In Downtown Arlington, there are four small strips of land along a railroad corridor.
Arlington, Texas, like many other US towns, grew around a railroad corridor. In fact, the town relocated from its original site a few miles south, to its current location in order to be on the Dallas - Fort Worth Texas and Pacific Railway originally built in the late 1800s for both passenger and freight. Today, only the freight trains operate in Arlington, primarily delivering critical supplies and equipment to GM’s Arlington plant which is 2.5 miles east of Downtown. However, the railway remains an important feature and a boundary for Downtown Arlington, with narrow parcels of land providing a buffer around the tracks.

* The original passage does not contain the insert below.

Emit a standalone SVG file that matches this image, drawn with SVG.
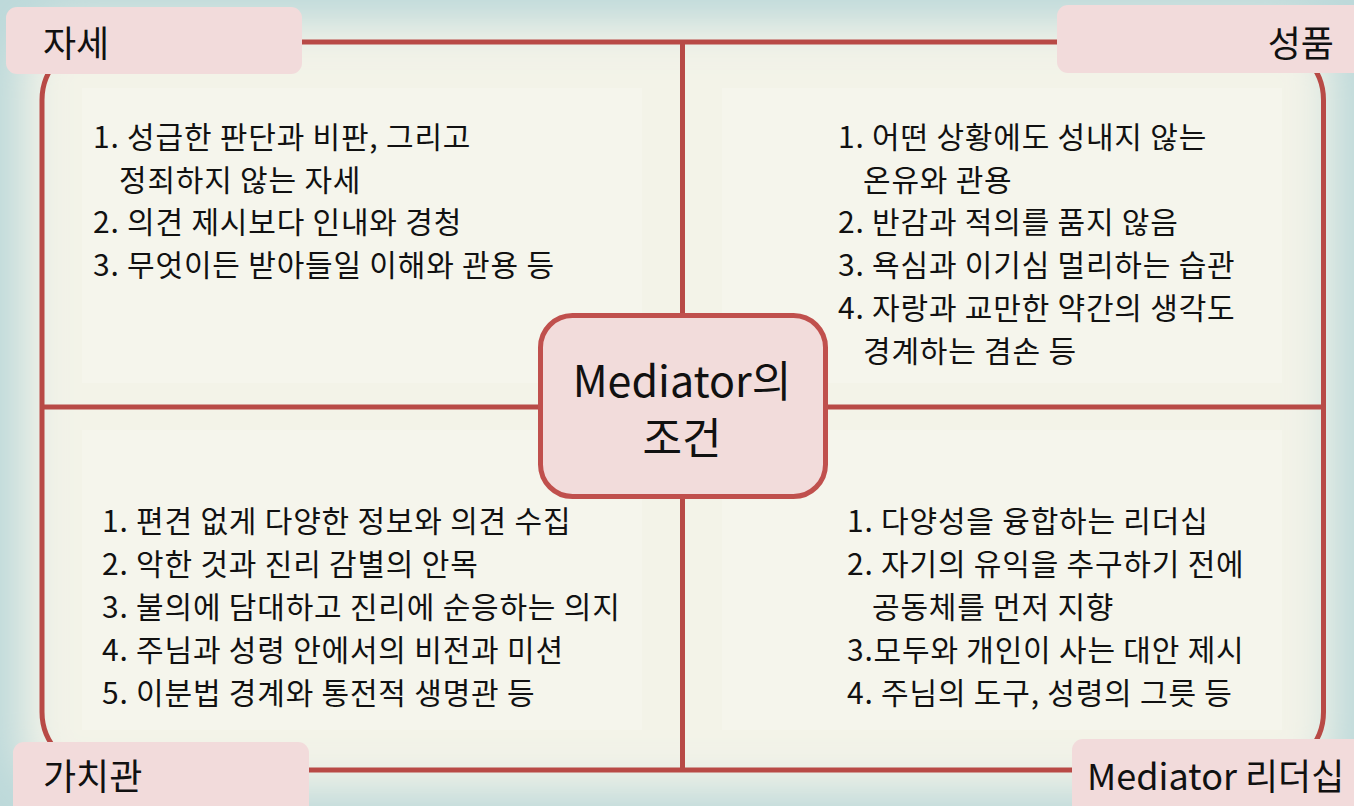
<svg xmlns="http://www.w3.org/2000/svg" width="1354" height="806" viewBox="0 0 1354 806">
<style>
.t{font-family:"Noto Sans CJK KR","Noto Sans",sans-serif;fill:#111;}
.body{font-size:30px;letter-spacing:0.8px;}
.lab{font-size:36px;}
.ctr{font-size:43px;}
.frame{fill:none;stroke:#b84a46;stroke-width:5;}
.labbox{fill:#f2dbdb;}
.panel{fill:#f5f5ec;}
</style>
<defs>
<filter id="blur" x="-10%" y="-10%" width="120%" height="120%"><feGaussianBlur stdDeviation="22"/></filter>
</defs>
<rect x="0" y="0" width="1354" height="806" fill="#bdd9da"/>
<rect x="22" y="22" width="1310" height="768" rx="50" fill="#f3f3e8" filter="url(#blur)"/>
<g id="panels">
<rect class="panel" x="82" y="88" width="560" height="295"/>
<rect class="panel" x="722" y="88" width="560" height="295"/>
<rect class="panel" x="82" y="430" width="560" height="300"/>
<rect class="panel" x="722" y="430" width="560" height="300"/>
</g>
<g id="connectors">
<rect class="frame" x="42" y="42" width="1281.5" height="728" rx="58"/>
<line class="frame" x1="682.5" y1="42" x2="682.5" y2="770"/>
<line class="frame" x1="42" y1="407" x2="1323.5" y2="407"/>
</g>
<g id="center">
<rect x="540.5" y="315.5" width="285" height="181" rx="32" fill="#f2dcdb" stroke="#c0504d" stroke-width="5"/>
<text class="t ctr" x="682" y="397" text-anchor="middle">Mediator의</text>
<text class="t ctr" x="682" y="454" text-anchor="middle">조건</text>
</g>
<g id="label-jase">
<rect class="labbox" x="6" y="7" width="296" height="67" rx="11"/>
<text class="t lab" x="43" y="57">자세</text>
</g>
<g id="label-seongpum">
<rect class="labbox" x="1057" y="5" width="310" height="68" rx="11"/>
<text class="t lab" x="1334" y="57" text-anchor="end">성품</text>
</g>
<g id="label-gachigwan">
<rect class="labbox" x="13" y="742" width="296" height="80" rx="11"/>
<text class="t lab" x="43" y="790">가치관</text>
</g>
<g id="label-leadership">
<rect class="labbox" x="1072" y="739" width="300" height="80" rx="11"/>
<text class="t lab" x="1087" y="790">Mediator 리더십</text>
</g>
<g id="text-jase" class="t body">
<text x="93" y="148">1. 성급한 판단과 비판, 그리고</text>
<text x="119" y="191">정죄하지 않는 자세</text>
<text x="93" y="233">2. 의견 제시보다 인내와 경청</text>
<text x="93" y="276">3. 무엇이든 받아들일 이해와 관용 등</text>
</g>
<g id="text-seongpum" class="t body">
<text x="838" y="148">1. 어떤 상황에도 성내지 않는</text>
<text x="863" y="191">온유와 관용</text>
<text x="838" y="233">2. 반감과 적의를 품지 않음</text>
<text x="838" y="276">3. 욕심과 이기심 멀리하는 습관</text>
<text x="838" y="319">4. 자랑과 교만한 약간의 생각도</text>
<text x="863" y="362">경계하는 겸손 등</text>
</g>
<g id="text-gachigwan" class="t body">
<text x="102" y="532">1. 편견 없게 다양한 정보와 의견 수집</text>
<text x="102" y="575">2. 악한 것과 진리 감별의 안목</text>
<text x="102" y="618">3. 불의에 담대하고 진리에 순응하는 의지</text>
<text x="102" y="661">4. 주님과 성령 안에서의 비전과 미션</text>
<text x="102" y="704">5. 이분법 경계와 통전적 생명관 등</text>
</g>
<g id="text-leadership" class="t body">
<text x="847" y="532">1. 다양성을 융합하는 리더십</text>
<text x="847" y="575">2. 자기의 유익을 추구하기 전에</text>
<text x="872" y="618">공동체를 먼저 지향</text>
<text x="847" y="661">3.모두와 개인이 사는 대안 제시</text>
<text x="847" y="704">4. 주님의 도구, 성령의 그릇 등</text>
</g>
</svg>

In the last 15 years, Downtown Arlington has been experiencing nothing short of a renaissance, and during this same time period, the University of Texas at Arlington, located on the southern border of the area, has grown from less than 20,000 students to over 40,000. The sustained transformation of downtown and growth of UTA has brought thousands of new residents, countless more visitors and tourists, plus dozens of new businesses and attractions to both the north and south side of the tracks. However, the railroad remains a barrier, preventing these new residents and establishments from coming together into a cohesive place.
With the support of a Community Placemaking Grant, the Downtown Arlington Management Corporation envisions converting the buffer lots around the railroad tracks into active green spaces that bind the city together. Many locals are excited about the possibility of a dog park as an opportunity to socialize and meet their neighbors. Through the collaborative placemaking process engaging a variety of Arlington stakeholders including residents, students, and city staff, Project for Public Spaces and Downtown Arlington propose transforming the land along the railroad corridor into a catalyst for physical and programmatic connections downtown.